As a general rule though, TN panels have the worst color accuracy and viewing angles of any available panel. This means that colors won't be 100 percent true to life, and that the picture will degrade if you’re not looking straight at the monitor. (Take a look at the photo up top for an example.) If you’re someone who uses their PC to also do photo editing or graphic design, you might want to look elsewhere.
IPS (In-Plane Switching) panels
IPS panels are the most common high-end option for consumers. They feature great color reproduction, great viewing angles, and offer fairly good response times and refresh rates.
While TN panels offer response times as low as 1ms, IPS panels can go as low as 4ms. You’ll be hard pressed to find anyone who can tell the difference though, so this may not matter. IPS panels can also reach refresh rates as high as 165Hz. The law of diminishing returns quickly kicks in after about 120Hz, so unless you absolutely need a 240Hz panel for competitive esports, you’re likely not to notice.
IPS panels are more expensive to produce, which means they’re not budget friendly. This means you’ll find TN panels with lower response times and higher refresh rates for a lot cheaper than their IPS counterparts. But if visual quality is your priority, an IPS panel is your best choice, especially if you're shopping for one of the best 4K monitors for gaming.
Note that there are variations of IPS developed by other panel manufacturers, including Samsung's PLS (Plane-to-Line Switching) and AUO's AHVA (Advanced Hyper-Viewing Angle). There are also cheaper IPS variants (eg, E-IPS) that use 6-bit color plus FRC (Frame Rate Control) that don't offer the same quality as better IPS panels. In other words, do some research on the specific display if image quality is your first priority.
VA (Vertical Alignment) panels
Vertical alignment panels offer a good middle ground for most people. They’re manufactured in a manner similar to TN panels, but have some improvements in visual quality. The primary strength of VA panels is that they’re designed to block excess light from their blacklight, which results in rich blacks due to a high contrast level. This means they look great in a dark environment, and are often the go-to for movie enthusiasts. However, they still can’t match the color reproduction of an IPS panel.
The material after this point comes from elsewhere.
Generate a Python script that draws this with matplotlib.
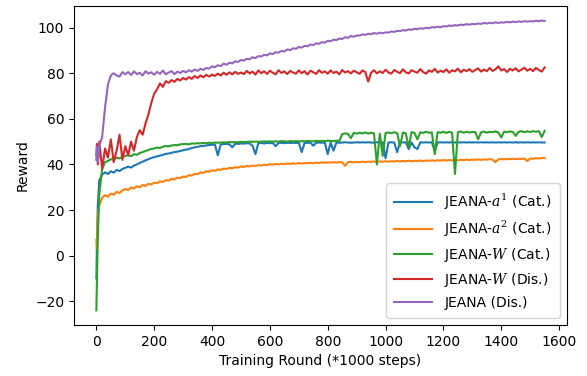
import matplotlib
matplotlib.use("Agg")
import matplotlib.pyplot as plt

plt.rcParams['mathtext.fontset'] = 'dejavuserif'

# sampled training rounds (*1000 steps)
rounds = [0, 2, 5] + list(range(10, 1551, 10))

a1_cat = [-10, 5, 22, 33, 35.5,
          36.5, 35.8, 37, 36.4, 37.6, 37.1, 38, 38.5,
          39, 38.6, 39.5, 40, 40.6, 41.2, 41.8, 42.3, 42.8, 43.2,
          43.5, 43.9, 44.2, 44.6, 44.8, 45.1, 45.4, 45.6, 45.9, 46.2,
          46.5, 46.7, 47.2, 47.5, 47.7, 48, 48.1, 48.3, 48.5, 48.6,
          48.7, 44, 48.8, 48.9, 49, 48.8, 47.5, 49.1, 49, 49.2,
          49.1, 49.3, 49.2, 48.2, 44.5, 49.3, 49.4, 49.2, 49.4, 49.3,
          49.4, 48, 49.4, 49.5, 49.3, 49.5, 49.4, 49.5, 49.4, 49.5,
          45.4, 49.5, 49.4, 49.6, 48.2, 49.5, 49.6, 49.5, 49.6, 44.5,
          49.6, 46, 49.6, 49.5, 49.6, 49.7, 49.6, 49.5, 49.6, 49.7,
          49.6, 49.7, 49.6, 49.7, 49.6, 49.5, 49.7, 49.6, 49.7, 42.7,
          49.6, 49.7, 49.6, 45.4, 49.7, 49.6, 49.7, 46.7, 49.6, 47.5,
          46.7, 49.7, 49.6, 49.7, 49.6, 49.7, 46, 49.6, 49.7, 49.6,
          49.7, 49.6, 49.7, 49.6, 49.7, 49.6, 49.7, 49.6, 49.7, 49.6,
          49.7, 49.6, 49.7, 49.6, 49.7, 49.6, 49.7, 49.6, 49.7, 49.6,
          49.7, 49.6, 49.7, 49.6, 49.7, 49.6, 49.7, 49.6, 49.7, 49.6,
          49.7, 49.6, 49.7, 49.6, 49.6]

a2_cat = [7, 3, 18, 22, 25.5,
          26.5, 25.8, 27.2, 26.7, 28, 27.4, 28.6, 29.2,
          28.8, 29.9, 29.4, 30.4, 30, 31, 30.6, 31.5, 31.2, 32,
          31.8, 32.6, 32.3, 33.1, 32.9, 33.7, 33.4, 34.2, 34, 34.7,
          34.5, 35.3, 35.1, 35.9, 35.7, 36.5, 36.2, 37, 36.8, 37.4,
          37.2, 37.8, 37.6, 38.2, 38, 38.5, 38.3, 38.8, 38.6, 39.1,
          38.9, 39.3, 39.1, 39.5, 39.3, 39.7, 39.5, 39.9, 39.7, 40.1,
          39.9, 40.2, 40, 40.3, 40.1, 40.4, 40.2, 40.5, 40.3, 40.6,
          40.4, 40.6, 40.5, 40.7, 40.5, 40.8, 40.6, 40.9, 40.7, 40.9,
          40.8, 41, 40.8, 41, 40.9, 39.4, 41, 41.1, 40.9, 41.1,
          41, 41.2, 41, 41.2, 41.1, 41.3, 41.1, 41.3, 41.2, 41.4,
          41.2, 41.4, 41.3, 41.5, 41.3, 41.5, 41.4, 41.6, 41.4, 41.6,
          41.5, 41.7, 41.5, 41.7, 41.6, 41.8, 41.6, 41.8, 41.7, 41.9,
          41.7, 41.9, 41.8, 42, 41.8, 42, 41.9, 42.1, 41.9, 42.1,
          42, 42.2, 42, 42.2, 42.1, 42.3, 42.1, 41, 42.2, 42.4,
          42.2, 42.4, 42.3, 42.5, 42.3, 42.5, 42.4, 42.6, 41.5, 42.6,
          42.5, 42.7, 42.6, 42.8, 42.8]

w_cat = [-24, -10, 8, 27, 38,
         41, 41.5, 42.3, 42, 43, 42.6, 43.4, 43.7,
         44, 43.6, 44.5, 44.2, 45, 45.4, 45.9, 46.3, 46.8, 47,
         47.4, 47.2, 47.8, 48, 47.9, 48.3, 48.5, 48.4, 48.8, 48.9,
         49, 48.8, 49.2, 49.1, 49.3, 49.2, 49.4, 49.3, 49.5, 49.4,
         49.6, 49.5, 49.6, 49.7, 49.6, 49.8, 49.7, 49.8, 49.7, 49.9,
         49.8, 49.9, 50, 49.9, 50, 49.9, 50, 50.1, 50, 50.1,
         50, 50.1, 50, 50.2, 50.1, 50, 50.2, 50.1, 50.2, 50.1,
         50.2, 50.1, 50.3, 50.2, 50.1, 50.3, 50.2, 50.3, 50.2, 50.4,
         50.3, 50.2, 50.4, 50.3, 53.2, 53.6, 53.4, 51.5, 53.8, 53.5,
         53.9, 53.6, 54, 53.5, 53.9, 53.6, 40, 53.5, 43.7, 53.8,
         54, 53.7, 54.1, 53.8, 48, 54, 53.6, 47.5, 54.2, 53.8,
         51, 54.1, 53.8, 54.3, 53.9, 54, 44.5, 54.2, 53.9, 54.3,
         53.8, 54.3, 53.9, 35.8, 54.1, 54.4, 53.9, 54.3, 54, 54.2,
         54.2, 51, 54, 54.4, 53.9, 54.3, 54.1, 54.5, 54, 51.8,
         54.4, 54.1, 54.5, 54.2, 52.5, 54.3, 54.6, 54.1, 54.5, 54.2,
         54.6, 54.3, 54.6, 52, 54.7]

w_dis = [44, 49, 40, 50, 38,
         47, 43, 51, 41, 46, 53, 42, 48,
         44, 50, 46, 52, 55, 53, 58, 62, 67, 71,
         73, 75.5, 74, 76.5, 75.8, 77, 76.2, 77.5, 76.8, 77.9,
         77.2, 78.3, 77.5, 78.8, 77.9, 79, 78.2, 79.3, 78.5, 79.4,
         78.8, 79.8, 79, 80.2, 79.3, 80.4, 79.5, 80.6, 79.7, 80.3,
         79.6, 81, 79.9, 80.7, 79.4, 81.2, 80, 80.8, 79.7, 81.1,
         80.2, 79.5, 81.3, 80.1, 80.8, 79.6, 81, 80.3, 79.8, 81.2,
         80, 80.9, 79.4, 81.1, 80.4, 79.7, 81.3, 80.2, 80.8, 79.8,
         81.2, 80.1, 80.7, 79.5, 81.4, 80.3, 80.9, 79.9, 81.1, 80.4,
         79.7, 81.2, 80.5, 76.3, 80.2, 81.3, 79.9, 80.8, 80.1, 81.5,
         80.3, 79.8, 81.4, 80.6, 80, 81.7, 80.4, 79.9, 81.3, 80.7,
         80.2, 81.8, 80.5, 79.8, 81.2, 80.6, 81.9, 80.3, 81.1, 80.5,
         81.7, 80.2, 81.3, 80.8, 82, 80.4, 81.5, 80.9, 81.8, 80.6,
         81.4, 82.1, 80.7, 81.6, 80.9, 82.3, 81, 81.7, 83, 81.2,
         81.8, 80.5, 81.9, 81.2, 82.2, 80.8, 81.6, 82.4, 81.1, 81.9,
         80.9, 82.3, 81.4, 80.7, 82.5]

jeana_dis = [42, 48, 41, 48, 52,
             65, 75, 79, 80, 79, 78.5, 80.5, 79.5,
             80.5, 79.2, 80.8, 79.6, 80.2, 79, 80.9, 79.8, 80.4, 79.3,
             80.6, 79.7, 81.2, 79.5, 80.3, 80.9, 79.6, 80.7, 80.1, 81,
             80.4, 81.3, 80.7, 81.6, 81, 82, 81.4, 82.3, 82, 83,
             82.6, 83.5, 83.1, 84.2, 83.7, 84.6, 84.3, 85.2, 84.9, 85.8,
             85.5, 86.3, 86.1, 87, 86.6, 87.5, 87.3, 88.1, 87.8, 88.7,
             88.4, 89.2, 89, 89.8, 89.5, 90.4, 90.1, 90.9, 90.7, 91.5,
             91.2, 92, 91.8, 92.6, 92.3, 93.1, 92.9, 93.6, 93.4, 94.2,
             94, 94.7, 94.5, 95.2, 95, 95.8, 95.5, 96.3, 96, 96.5,
             96.5, 97, 96.8, 97.3, 97.1, 97.6, 97.3, 97.8, 97.5, 97.9,
             97.8, 98.3, 98.1, 98.6, 98.4, 98.9, 98.7, 99.2, 99, 99.5,
             99.3, 99.7, 99.5, 99.9, 99.7, 100.2, 100, 100.4, 100.2, 100.6,
             100.5, 100.9, 100.7, 101.1, 100.9, 101.3, 101.1, 101.5, 101.3, 101.6,
             101.5, 101.8, 101.6, 102, 101.8, 102.1, 101.9, 102.3, 102, 102.3,
             102.2, 102.5, 102.3, 102.6, 102.4, 102.7, 102.5, 102.8, 102.6, 102.8,
             102.7, 103, 102.8, 103.1, 102.9]

series = [a1_cat, a2_cat, w_cat, w_dis, jeana_dis]
labels = [r'JEANA-$a^1$ (Cat.)', r'JEANA-$a^2$ (Cat.)', r'JEANA-$W$ (Cat.)',
          r'JEANA-$W$ (Dis.)', 'JEANA (Dis.)']

fig = plt.figure(figsize=(5.87, 3.76), dpi=100)
ax = fig.add_axes([0.126, 0.136, 0.840, 0.848])

for vals, lab in zip(series, labels):
    ax.plot(rounds, vals, label=lab)

ax.set_xticks([0, 200, 400, 600, 800, 1000, 1200, 1400, 1600])
ax.set_xlabel('Training Round (*1000 steps)')
ax.set_ylabel('Reward')
ax.legend(loc='lower right', handlelength=2.7, borderpad=0.6, handletextpad=0.9)

fig.savefig('out.png', dpi=100)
VA panels also offer better viewing angles than a TN panel, but aren’t quite as good as IPS. However, modern VA panels offer refresh rates near TN-level speed (200Hz) with IPS-level response times (4ms). In other words, they’re somewhat of a step between a TN panel and an IPS panel, often falling closer to IPS, and their pricing often reflects that. High-end VA monitors can look better than low-end IPS displays, and may cost as much as IPS as well.
TN vs IPS vs VA: which panel type should I choose?
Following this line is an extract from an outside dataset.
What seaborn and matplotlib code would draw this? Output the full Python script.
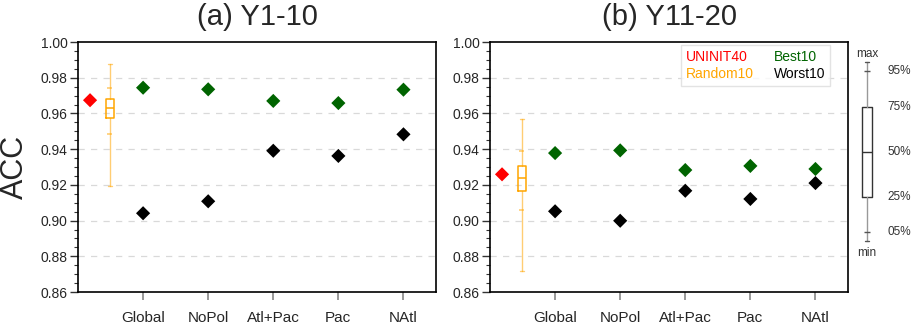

Choosing a monitor comes down to what you intend to do. If you’re on a budget, a TN panel will likely be your first choice. They’re also a great option if you're heavily invested into esports or twitch-based shooters. Keep in mind that lower response times and higher refresh rates drive the price of these monitors up, meaning high-end TN displays are often more expensive than budget IPS monitors.
If you’re doing some professional photo or video work, you’ll want to consider an IPS monitor. They’ll be more expensive than their TN counterparts, but they’ll generally look much better with their improved viewing angles and color reproduction.
Like any product, some terms can be used as a simple marketing trick. Often, response times aren’t as good as advertised, and are based on best-case "internal results." Dynamic contrast ratios can also be used to artificially inflate those metrics. Thankfully, human eyes are good at adapting, and most won't notice displays will look fine. Choose a budget, do research and read some reviews, and when you're done, be comfortable in your choice.